Short task: Copy the material below verbatim from the line with "Give me the D3.js source for this chart." to the line with "const height = 642;", both lines included, omitting pictures and every line outside that range.

--- START Working data ---

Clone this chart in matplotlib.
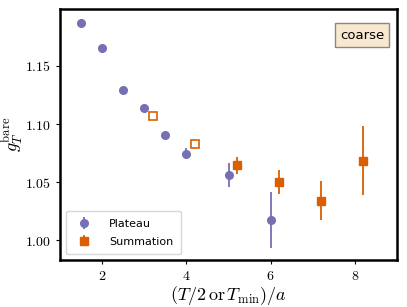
import numpy as np
import matplotlib
matplotlib.use('Agg')
import matplotlib.pyplot as plt
from matplotlib.ticker import FuncFormatter

# plateau fits
plat_x = [1.5, 2.0, 2.5, 3.0, 3.5, 4.0, 5.0, 6.0]
plat_y = [1.1873, 1.1653, 1.1295, 1.1140, 1.0908, 1.0745, 1.0562, 1.0175]
plat_err = [0.0008, 0.0008, 0.0010, 0.0012, 0.0025, 0.0050, 0.0100, 0.0243]

# summation fits (first two open)
summ_x = [3.2, 4.2, 5.2, 6.2, 7.2, 8.2]
summ_y = [1.1071, 1.0828, 1.0644, 1.0498, 1.0341, 1.0685]
summ_err = [0.0012, 0.0035, 0.0075, 0.0103, 0.0170, 0.0295]
summ_open = [True, True, False, False, False, False]

c_plat = '#7570b3'
c_summ = '#d95f02'

plt.rcParams['mathtext.fontset'] = 'cm'

fig = plt.figure(figsize=(4.07, 3.07), dpi=100)
ax = fig.add_axes([60/407, 1-260/307, 337/407, 251/307])

ax.errorbar(plat_x, plat_y, yerr=plat_err, fmt='o', color=c_plat, ms=5.5, elinewidth=1.3,
            capsize=0, label='Plateau')
sx = np.array(summ_x); sy = np.array(summ_y); se = np.array(summ_err); so = np.array(summ_open)
ax.errorbar(sx[~so], sy[~so], yerr=se[~so], fmt='s', color=c_summ, ms=5.5, elinewidth=1.3,
            capsize=0, label='Summation')
ax.errorbar(sx[so], sy[so], yerr=se[so], fmt='s', color=c_summ, mfc='white', mec=c_summ,
            mew=1.2, ms=5.5, elinewidth=1.3, capsize=0)

ax.set_xlim(1.0, 9.0)
ax.set_ylim(0.983, 1.199)
ax.set_xticks([2, 4, 6, 8])
ax.set_yticks([1.00, 1.05, 1.10, 1.15])
ax.xaxis.set_major_formatter(FuncFormatter(lambda v, p: r'$%d$' % v))
ax.yaxis.set_major_formatter(FuncFormatter(lambda v, p: r'$%.2f$' % v))
ax.tick_params(labelsize=10, length=3)
for s in ax.spines.values():
    s.set_linewidth(1.8)

ax.set_xlabel(r'$(T/2\,\mathrm{or}\,T_{\mathrm{min}})/a$', fontsize=13, labelpad=1)
ax.set_ylabel(r'$g_T^{\mathrm{bare}}$', fontsize=13, labelpad=0)

ax.legend(loc='lower left', fontsize=8, handletextpad=1.2, borderpad=0.7, labelspacing=0.7)
ax.text(0.896, 0.896, 'coarse', transform=ax.transAxes, ha='center', va='center', fontsize=9.5,
        bbox=dict(boxstyle='square,pad=0.4', facecolor='#f8e8d0', edgecolor='#888888'))

fig.savefig('out.png', dpi=100)
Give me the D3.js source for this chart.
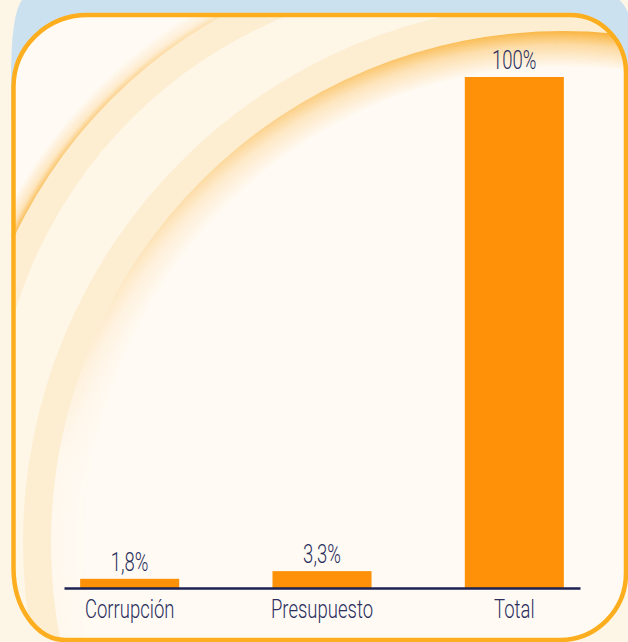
<!DOCTYPE html>
<html>
<head>
<meta charset="utf-8">
<script src="https://cdn.jsdelivr.net/npm/d3@7"></script>
<style>
  html, body { margin: 0; padding: 0; background: #fdf6e7; }
  svg { display: block; }
  text { font-family: Roboto, "DejaVu Sans Condensed", sans-serif; font-weight: 300; }
</style>
</head>
<body>
<div id="chart"></div>
<script>
// Chart data
const categories = ['Corrupción', 'Presupuesto', 'Total'];
const values = [1.8, 3.3, 100];
const yDomain = [0, 100];

const width = 628;
const height = 642;

const colors = {
  page: '#fdf6e7',
  blue: '#cce1ef',
  frame: '#fdae1e',
  inner: '#fffaf3',
  band: '#fdeed1',
  strip: '#fef6e7',
  glow: '#f9aa25',
  bar: '#fe9108',
  axis: '#1c2252',
  text: '#2a2f5e'
};

const fontSize = 25;
const squeeze = 0.74;

// Spanish number format: decimal comma
const esLocale = d3.formatLocale({ decimal: ',', thousands: '.', grouping: [3], currency: ['', ' €'] });
const fmt = v => esLocale.format('.3~r')(v) + '%';

const svg = d3.select('#chart')
  .append('svg')
  .attr('width', width)
  .attr('height', height);

const defs = svg.append('defs');

// Page background and blue backdrop
svg.append('rect').attr('width', width).attr('height', height).attr('fill', colors.page);
svg.append('path')
  .attr('d', 'M11,120 L11,80 Q11,8 24,-2 L616,-2 Q630,4 636,44 L636,120 Z')
  .attr('fill', colors.blue);

// Frame with slightly different corner radii
function framePath(l, t, r, b, tl, tr, br, bl) {
  return `M${l + tl[0]},${t} H${r - tr[0]}` +
    ` A${tr[0]},${tr[1]} 0 0 1 ${r},${t + tr[1]}` +
    ` V${b - br[1]}` +
    ` A${br[0]},${br[1]} 0 0 1 ${r - br[0]},${b}` +
    ` H${l + bl[0]}` +
    ` A${bl[0]},${bl[1]} 0 0 1 ${l},${b - bl[1]}` +
    ` V${t + tl[1]}` +
    ` A${tl[0]},${tl[1]} 0 0 1 ${l + tl[0]},${t} Z`;
}
const frameD = framePath(13.5, 15, 626, 640, [74, 72], [56, 58], [66, 67], [52, 72]);

defs.append('clipPath').attr('id', 'frame-clip')
  .append('path').attr('d', frameD);

// Decorative arcs
const arc1 = { cx: 462, cy: 450, rIn: 468, rOut: 496, glow: 18 };
const arc2 = { cx: 563, cy: 543, rIn: 512, rOut: 540, glow: 36 };

// Outer glow of the first arc
const g1 = defs.append('radialGradient')
  .attr('id', 'glow1')
  .attr('gradientUnits', 'userSpaceOnUse')
  .attr('cx', arc1.cx).attr('cy', arc1.cy)
  .attr('r', arc1.rOut + arc1.glow);
[[0, 0.8], [arc1.rOut, 0.8], [arc1.rOut + 6, 0.3], [arc1.rOut + arc1.glow, 0]].forEach(([r, o]) => {
  g1.append('stop')
    .attr('offset', r / (arc1.rOut + arc1.glow))
    .attr('stop-color', colors.glow)
    .attr('stop-opacity', o);
});

// Inner glow of the second arc
const g2 = defs.append('radialGradient')
  .attr('id', 'glow2')
  .attr('gradientUnits', 'userSpaceOnUse')
  .attr('cx', arc2.cx).attr('cy', arc2.cy)
  .attr('r', arc2.rIn);
[[0, 0], [arc2.rIn - arc2.glow, 0], [arc2.rIn - 14, 0.4], [arc2.rIn - 4, 0.75], [arc2.rIn, 0.9]].forEach(([r, o]) => {
  g2.append('stop')
    .attr('offset', r / arc2.rIn)
    .attr('stop-color', colors.glow)
    .attr('stop-opacity', o);
});

// Masks that fade the glows along the arcs
function fadeMask(id, x1, y1, x2, y2, o1, o2) {
  const grad = defs.append('linearGradient')
    .attr('id', id + '-grad')
    .attr('gradientUnits', 'userSpaceOnUse')
    .attr('x1', x1).attr('y1', y1).attr('x2', x2).attr('y2', y2);
  grad.append('stop').attr('offset', 0).attr('stop-color', '#fff').attr('stop-opacity', o1);
  grad.append('stop').attr('offset', 1).attr('stop-color', '#fff').attr('stop-opacity', o2);
  defs.append('mask')
    .attr('id', id)
    .attr('maskUnits', 'userSpaceOnUse')
    .attr('x', 0).attr('y', 0).attr('width', width).attr('height', height)
    .append('rect')
    .attr('width', width).attr('height', height)
    .attr('fill', `url(#${id}-grad)`);
}
fadeMask('mask1', 10, 280, 260, 0, 1, 0.3);
fadeMask('mask2', 600, 30, 60, 460, 1, 0.03);

const deco = svg.append('g').attr('clip-path', 'url(#frame-clip)');
deco.append('rect').attr('width', width).attr('height', height).attr('fill', colors.inner);
deco.append('circle')
  .attr('cx', arc1.cx).attr('cy', arc1.cy).attr('r', arc1.rOut + arc1.glow)
  .attr('fill', 'url(#glow1)').attr('mask', 'url(#mask1)');
deco.append('circle')
  .attr('cx', arc1.cx).attr('cy', arc1.cy).attr('r', arc1.rOut)
  .attr('fill', colors.band);
deco.append('circle')
  .attr('cx', arc1.cx).attr('cy', arc1.cy).attr('r', arc1.rIn)
  .attr('fill', colors.strip);
deco.append('circle')
  .attr('cx', arc2.cx).attr('cy', arc2.cy).attr('r', arc2.rOut)
  .attr('fill', colors.band);
deco.append('circle')
  .attr('cx', arc2.cx).attr('cy', arc2.cy).attr('r', arc2.rIn)
  .attr('fill', colors.inner);
deco.append('circle')
  .attr('cx', arc2.cx).attr('cy', arc2.cy).attr('r', arc2.rIn)
  .attr('fill', 'url(#glow2)').attr('mask', 'url(#mask2)');

svg.append('path')
  .attr('d', frameD)
  .attr('fill', 'none')
  .attr('stroke', colors.frame)
  .attr('stroke-width', 4.5);

// Scales
const x = d3.scaleBand()
  .domain(categories)
  .range([64, 580])
  .paddingInner(0.485)
  .paddingOuter(0.084);

const y = d3.scaleLinear()
  .domain(yDomain)
  .range([588, 77]);

// Bars
svg.append('g')
  .attr('class', 'bars')
  .selectAll('rect')
  .data(values)
  .enter()
  .append('rect')
  .attr('x', (d, i) => x(categories[i]))
  .attr('y', d => y(d))
  .attr('width', x.bandwidth())
  .attr('height', d => y(0) - y(d))
  .attr('fill', colors.bar);

// Value labels
svg.append('g')
  .attr('class', 'values')
  .selectAll('g')
  .data(values)
  .enter()
  .append('g')
  .attr('transform', (d, i) => `translate(${x(categories[i]) + x.bandwidth() / 2},${y(d) - 8})`)
  .append('text')
  .attr('transform', `scale(${squeeze},1)`)
  .attr('text-anchor', 'middle')
  .attr('font-size', fontSize)
  .attr('fill', colors.text)
  .text(d => fmt(d));

// X axis
const xAxis = svg.append('g')
  .attr('transform', `translate(0,${y(0)})`)
  .call(d3.axisBottom(x).tickSize(0).tickSizeOuter(0).tickPadding(12));

xAxis.select('.domain')
  .attr('stroke', colors.axis)
  .attr('stroke-width', 2.6);

xAxis.selectAll('.tick text')
  .attr('transform', `scale(${squeeze},1)`)
  .attr('font-size', fontSize)
  .attr('font-family', 'Roboto, "DejaVu Sans Condensed", sans-serif')
  .attr('font-weight', 300)
  .attr('fill', colors.text);
</script>
</body>
</html>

--- END Working data ---

Result of this exercise:
Give me the D3.js source for this chart.
<!DOCTYPE html>
<html>
<head>
<meta charset="utf-8">
<script src="https://cdn.jsdelivr.net/npm/d3@7"></script>
<style>
  html, body { margin: 0; padding: 0; background: #fdf6e7; }
  svg { display: block; }
  text { font-family: Roboto, "DejaVu Sans Condensed", sans-serif; font-weight: 300; }
</style>
</head>
<body>
<div id="chart"></div>
<script>
// Chart data
const categories = ['Corrupción', 'Presupuesto', 'Total'];
const values = [1.8, 3.3, 100];
const yDomain = [0, 100];

const width = 628;
const height = 642;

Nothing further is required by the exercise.